Saturday, October 29, 2011

Cooking Classes: Pasta

Pasta

Pasta is made from the most simple ingredients--flour and eggs. Join me Monday evening, Nov. 7, from 7 - 9 pm. when we resume cooking classes. I will show you how to transform these two ingredients into the most delectable noodles you have ever eaten! Seriously, if you have never experienced freshly made pasta with a simple sauce you are in for the treat of a lifetime.



We will start with fettuccini, a simple flat pasta delicious with all kinds of sauces or in soups. Fettuccini can be made with a pasta cutter or a rolling pin and knife.

We will also make capellini, angel hair pasta, a very thin delicate pasta that allows the sauces to really take center stage.

Out in the middle of a natural forest deep in the Piedmonte region of Italy, miles and miles away from nowhere, I saw an open trattoria. We only stopped for a drink but they were just starting the lunch service and it only took me one whiff to know where I was having lunch. I was served a gorgeous wild mushroom sauce served on freshly made cappellini! I can still taste the mushrooms and feel the "bite" of that pasta under my teeth--fantastic!

We will also make some ravioli, a simple filled pasta, a little pocket full of heaven.

This class is full of hands on activities because "many hands make pasta easy." If you love pasta and have never made it from scratch please join me. You will be surprised at how easy it is and how much better fresh pasta can be. Bring an apron and your appetite.

To reserve your place in class please email me at: jasabinart@aol.com.
Monday, Nov. 7, 7-9 pm.
Meridian Center
Blackfoot
$15 per person

Wednesday, October 19, 2011

This Moment...in Italia


The richest moments of life are found when fully engaged in something, lost in the wonder and beauty of an event. Fully present, senses piqued--inundated with sights and scents and sounds--feeling at once apart from and a part of everything! Unable to take you to Italy with me I offer these entries for your exploration.


Benvenuto--welcome to La Traversina, an agriturismo in the heart of Piedmonte.

Our first days were spent at La Traversina, set in the woods high above a tiny village. The house has been in the same family since 1714. Three foot thick walls, stone floors, wooden doors, shuttered windows thick with ivy, draped in lace the house offers refuge, breathes tranquility.

Trees and arbors are hung with candles, an open invitation to linger in the moonlight.

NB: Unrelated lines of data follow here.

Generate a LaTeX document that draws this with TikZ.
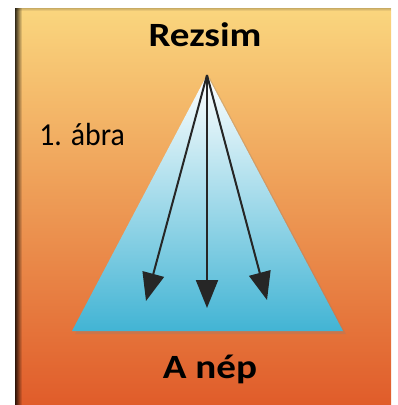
\documentclass[tikz,border=0pt]{standalone}
\usepackage{fontspec}
\setmainfont{Carlito}
\usepackage{tikz}
\usetikzlibrary{arrows.meta,shadows,fadings}

\definecolor{bgtop}{RGB}{250,214,126}
\definecolor{bgmid}{RGB}{240,162,84}
\definecolor{bgbot}{RGB}{224,92,42}
\definecolor{trimid}{RGB}{142,206,228}
\definecolor{tribot}{RGB}{66,180,212}

\begin{document}
\begin{tikzpicture}[x=1pt, y=-1pt, thick]
\tikzstyle{heading} = [font=\fontsize{34}{40}\selectfont\bfseries, xscale=1.15, anchor=base, inner sep=0pt]
\tikzstyle{figlabel} = [font=\fontsize{32}{38}\selectfont, xscale=0.93, anchor=base west, inner sep=0pt]
\tikzstyle{arrow} = [line width=2pt, draw=black!85, -{Triangle[length=28pt,width=22pt]}]

\useasboundingbox (0,0) rectangle (398,405);

% background
\shade [top color=bgtop, middle color=bgmid, bottom color=bgbot] (15,8) rectangle (391,405);
\fill [black, path fading=east, opacity=0.8] (15,8) rectangle (22,405);
\fill [black, path fading=south, opacity=0.2] (15,8) rectangle (391,11);

% pyramid
\coordinate (apex) at (207,75);
\coordinate (baseL) at (72,331);
\coordinate (baseR) at (343,331);
\shade [top color=white, middle color=trimid, bottom color=tribot,
  drop shadow={opacity=0.25, shadow xshift=3pt, shadow yshift=-3pt}]
  (apex) -- (baseR) -- (baseL) -- cycle;

\coordinate (tipL) at (146,301);
\coordinate (tipM) at (207,308);
\coordinate (tipR) at (267,300);

\draw [arrow] (apex) -- (tipL);
\draw [arrow] (apex) -- (tipM);
\draw [arrow] (apex) -- (tipR);

% labels
\node [heading] (regime) at (205,46) {Rezsim};
\node [heading] (people) at (210,378) {A nép};
\node [figlabel] (fig) at (39,145) {1. ábra};
\end{tikzpicture}
\end{document}
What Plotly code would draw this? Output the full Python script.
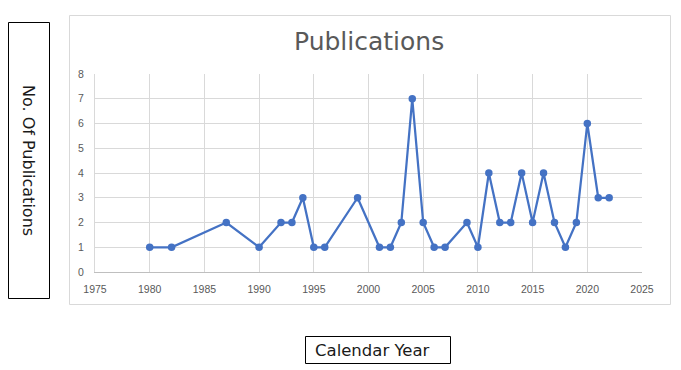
import plotly.graph_objects as go

years = [1980, 1982, 1987, 1990, 1992, 1993, 1994, 1995, 1996, 1999, 2001, 2002, 2003,
         2004, 2005, 2006, 2007, 2009, 2010, 2011, 2012, 2013, 2014, 2015, 2016, 2017,
         2018, 2019, 2020, 2021, 2022]
publications = [1, 1, 2, 1, 2, 2, 3, 1, 1, 3, 1, 1, 2,
                7, 2, 1, 1, 2, 1, 4, 2, 2, 4, 2, 4, 2,
                1, 2, 6, 3, 3]
x_ticks = [1975, 1980, 1985, 1990, 1995, 2000, 2005, 2010, 2015, 2020, 2025]
y_ticks = [0, 1, 2, 3, 4, 5, 6, 7, 8]

# page body has an 8px margin; figure sized to fit the remaining viewport
OFF = 8
W, H = 681 - OFF, 370 - OFF
def px(x):
    return (x - OFF) / W
def py(y):
    return 1 - (y - OFF) / H

fig = go.Figure()
fig.add_trace(go.Scatter(
    x=years, y=publications, mode="lines+markers",
    line=dict(color="#4472C4", width=2.25),
    marker=dict(color="#4472C4", size=7.5),
    showlegend=False, cliponaxis=False,
))

grid = "#d9d9d9"
tickfont = dict(family="Liberation Sans, Arial, sans-serif", size=10.5, color="#595959")

fig.update_layout(
    width=W, height=H, autosize=False,
    margin=dict(l=0, r=0, t=0, b=0, pad=0, autoexpand=False),
    paper_bgcolor="white", plot_bgcolor="white",
    xaxis=dict(domain=[px(95), px(642)], range=[1975, 2025], tickvals=x_ticks,
               showgrid=True, gridcolor=grid, gridwidth=1, zeroline=False,
               showline=True, linecolor="#bfbfbf", linewidth=1, mirror=False,
               ticks="", tickfont=tickfont, ticklabelstandoff=7,
               automargin=False, fixedrange=True),
    yaxis=dict(domain=[py(272), py(74)], range=[0, 8], tickvals=y_ticks,
               showgrid=True, gridcolor=grid, gridwidth=1, zeroline=False,
               showline=True, linecolor=grid, linewidth=1,
               ticks="", tickfont=tickfont, ticklabelstandoff=8,
               automargin=False, fixedrange=True),
    shapes=[
        dict(type="rect", xref="paper", yref="paper",
             x0=px(69.5), x1=px(670.5), y0=py(15.5), y1=py(304.5),
             line=dict(color="#d9d9d9", width=1), fillcolor="rgba(0,0,0,0)", layer="below"),
        dict(type="rect", xref="paper", yref="paper",
             x0=px(8.5), x1=px(49.5), y0=py(22.5), y1=py(298.5),
             line=dict(color="black", width=1), fillcolor="white"),
        dict(type="rect", xref="paper", yref="paper",
             x0=px(305.5), x1=px(450.5), y0=py(336.5), y1=py(363.5),
             line=dict(color="black", width=1), fillcolor="white"),
    ],
    annotations=[
        dict(text="Publications", xref="paper", yref="paper", x=px(369), y=py(42),
             xanchor="center", yanchor="middle", showarrow=False,
             font=dict(family="DejaVu Sans, sans-serif", size=25, color="#595959")),
        dict(text="No. Of Publications", xref="paper", yref="paper", x=px(29), y=py(160),
             xanchor="center", yanchor="middle", showarrow=False, textangle=90,
             font=dict(family="DejaVu Sans, sans-serif", size=16, color="#1a1a1a")),
        dict(text="Calendar Year", xref="paper", yref="paper", x=px(372), y=py(350),
             xanchor="center", yanchor="middle", showarrow=False,
             font=dict(family="DejaVu Sans, sans-serif", size=16.5, color="#1a1a1a")),
    ],
)

fig.write_html("out.html")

Long after the candles have gone out pots of white impatiens hold the light continuing the dreamy scene.

Through the open door, up green marble steps, sloped and worn soft by three hundred years of footsteps, we are on the left.

The "Blue Room", our sanctuary. We wake early to birds and sunlight. Breakfast with people from the world over, share maps, restaurant suggestions and itineraries, then head out to explore the surrounding country. We spoil ourselves with massive lunches, long walks, deep discussions and return to La Traversina for un buon pisolino--a little nap.

The cares of the world, everyday worries and stress from our busy season lift with every exhalation, drift towards the open window, slip through the lace curtain and disappear.


We regroup and refresh in the courtyard with wine and beer, fruit and cookies. RT reads and thinks in the quiet and I move about the farm painting and sketching. We are healing, repairing, returning to our best selves.

Monday, October 10, 2011

Bindweed in Italia!

We have just returned from an all too brief holiday in Italy. I have missed blogging and communicating with you all but we wanted to step out of our everyday lives and really sink into the Italian Experience..."o dio"...did we ever! I have a zillion photos, okay actually not quite 700, and so much to share which I will do as my English language skills return and the jet lag subsides.
We encountered warm beautiful people, traversed incredible country and shared amazing meals. We stayed on a farm in the "Piedmonte", did yoga at sunset with a young man from Nepal, wandered for days in Venice eating in cafes along the canals, drinking in the architecture, art and culture. We hiked through vineyards and olive groves high above the sea, swam in the turquoise waters of the Italian Riviera and stood before DaVinci's "Last Supper". We ate regional cuisine from Piedmonte, Sardinia, Venice, Sicily and Milan. I watched, tasted and consulted with culinary magicians and cannot wait to share recipes, philosophies and techniques.

But..the last of the tomatoes must be harvest and prepared for winter, the peaches are waiting to be turned into jams and chutneys AND we are busy preparing for 30,000 tulip bulbs arriving any day now that must be planted for next spring...so for now, I send you a "Buon giorno".